What to do: Without the pictures, write out all the lines below exactly as they appear.

>>>

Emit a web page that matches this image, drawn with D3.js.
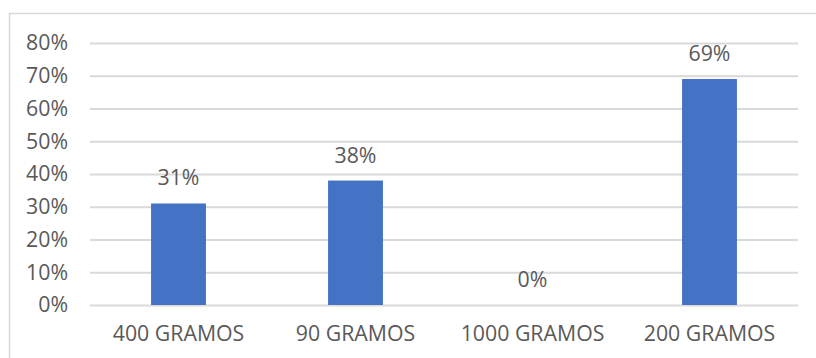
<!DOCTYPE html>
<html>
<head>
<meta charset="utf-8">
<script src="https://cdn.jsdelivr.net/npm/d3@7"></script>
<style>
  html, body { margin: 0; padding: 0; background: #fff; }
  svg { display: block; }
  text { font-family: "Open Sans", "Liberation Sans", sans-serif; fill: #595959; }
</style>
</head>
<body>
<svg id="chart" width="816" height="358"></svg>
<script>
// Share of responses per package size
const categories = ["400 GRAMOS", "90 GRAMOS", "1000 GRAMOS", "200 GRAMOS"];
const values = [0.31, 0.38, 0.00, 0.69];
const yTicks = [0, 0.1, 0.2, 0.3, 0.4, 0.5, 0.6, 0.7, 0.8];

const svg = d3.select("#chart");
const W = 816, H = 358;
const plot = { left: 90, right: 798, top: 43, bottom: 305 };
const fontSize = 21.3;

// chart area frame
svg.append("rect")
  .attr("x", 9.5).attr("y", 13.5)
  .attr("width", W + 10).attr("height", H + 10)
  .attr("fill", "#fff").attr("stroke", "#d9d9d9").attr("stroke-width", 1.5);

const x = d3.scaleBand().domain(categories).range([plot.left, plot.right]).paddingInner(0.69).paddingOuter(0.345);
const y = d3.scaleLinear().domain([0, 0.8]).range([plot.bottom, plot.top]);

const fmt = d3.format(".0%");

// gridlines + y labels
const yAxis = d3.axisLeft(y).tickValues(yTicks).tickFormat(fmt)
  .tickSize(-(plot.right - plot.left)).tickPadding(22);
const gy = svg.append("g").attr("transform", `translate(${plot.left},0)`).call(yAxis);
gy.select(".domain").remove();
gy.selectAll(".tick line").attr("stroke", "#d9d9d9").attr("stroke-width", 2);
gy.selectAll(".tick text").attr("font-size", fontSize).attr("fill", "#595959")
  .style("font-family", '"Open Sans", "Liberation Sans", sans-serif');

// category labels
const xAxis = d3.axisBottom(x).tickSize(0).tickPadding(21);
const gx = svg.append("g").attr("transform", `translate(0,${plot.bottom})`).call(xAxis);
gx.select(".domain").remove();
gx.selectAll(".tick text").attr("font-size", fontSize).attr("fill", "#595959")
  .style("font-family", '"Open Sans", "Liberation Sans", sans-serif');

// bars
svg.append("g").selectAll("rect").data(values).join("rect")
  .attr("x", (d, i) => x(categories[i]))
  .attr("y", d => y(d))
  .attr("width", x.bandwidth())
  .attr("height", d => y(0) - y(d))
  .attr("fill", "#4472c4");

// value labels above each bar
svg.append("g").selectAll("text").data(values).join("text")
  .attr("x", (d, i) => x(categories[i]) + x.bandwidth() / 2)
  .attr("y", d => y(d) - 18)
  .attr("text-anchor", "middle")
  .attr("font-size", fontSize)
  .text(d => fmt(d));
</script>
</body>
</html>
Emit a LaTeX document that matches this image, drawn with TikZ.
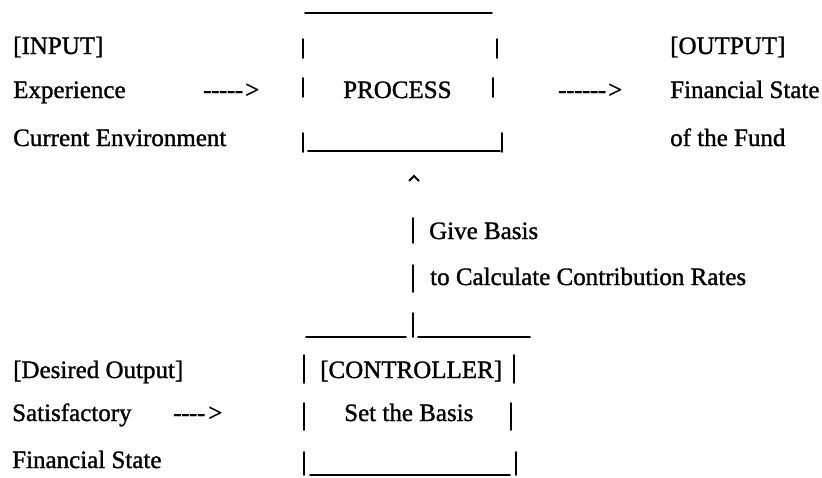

<<<

Task solution:
Emit a web page that matches this image, drawn with D3.js.
<!DOCTYPE html>
<html>
<head>
<meta charset="utf-8">
<script src="https://cdn.jsdelivr.net/npm/d3@7"></script>
<style>
  html, body { margin: 0; padding: 0; background: #fff; }
  svg { display: block; }
  text { font-family: "Open Sans", "Liberation Sans", sans-serif; fill: #595959; }
</style>
</head>
<body>
<svg id="chart" width="816" height="358"></svg>
<script>
// Share of responses per package size
const categories = ["400 GRAMOS", "90 GRAMOS", "1000 GRAMOS", "200 GRAMOS"];
const values = [0.31, 0.38, 0.00, 0.69];
const yTicks = [0, 0.1, 0.2, 0.3, 0.4, 0.5, 0.6, 0.7, 0.8];

const svg = d3.select("#chart");
const W = 816, H = 358;
const plot = { left: 90, right: 798, top: 43, bottom: 305 };
const fontSize = 21.3;

// chart area frame
svg.append("rect")
  .attr("x", 9.5).attr("y", 13.5)
  .attr("width", W + 10).attr("height", H + 10)
  .attr("fill", "#fff").attr("stroke", "#d9d9d9").attr("stroke-width", 1.5);

const x = d3.scaleBand().domain(categories).range([plot.left, plot.right]).paddingInner(0.69).paddingOuter(0.345);
const y = d3.scaleLinear().domain([0, 0.8]).range([plot.bottom, plot.top]);

const fmt = d3.format(".0%");

// gridlines + y labels
const yAxis = d3.axisLeft(y).tickValues(yTicks).tickFormat(fmt)
  .tickSize(-(plot.right - plot.left)).tickPadding(22);
const gy = svg.append("g").attr("transform", `translate(${plot.left},0)`).call(yAxis);
gy.select(".domain").remove();
gy.selectAll(".tick line").attr("stroke", "#d9d9d9").attr("stroke-width", 2);
gy.selectAll(".tick text").attr("font-size", fontSize).attr("fill", "#595959")
  .style("font-family", '"Open Sans", "Liberation Sans", sans-serif');

// category labels
const xAxis = d3.axisBottom(x).tickSize(0).tickPadding(21);
const gx = svg.append("g").attr("transform", `translate(0,${plot.bottom})`).call(xAxis);
gx.select(".domain").remove();
gx.selectAll(".tick text").attr("font-size", fontSize).attr("fill", "#595959")
  .style("font-family", '"Open Sans", "Liberation Sans", sans-serif');

// bars
svg.append("g").selectAll("rect").data(values).join("rect")
  .attr("x", (d, i) => x(categories[i]))
  .attr("y", d => y(d))
  .attr("width", x.bandwidth())
  .attr("height", d => y(0) - y(d))
  .attr("fill", "#4472c4");

// value labels above each bar
svg.append("g").selectAll("text").data(values).join("text")
  .attr("x", (d, i) => x(categories[i]) + x.bandwidth() / 2)
  .attr("y", d => y(d) - 18)
  .attr("text-anchor", "middle")
  .attr("font-size", fontSize)
  .text(d => fmt(d));
</script>
</body>
</html>
Emit a LaTeX document that matches this image, drawn with TikZ.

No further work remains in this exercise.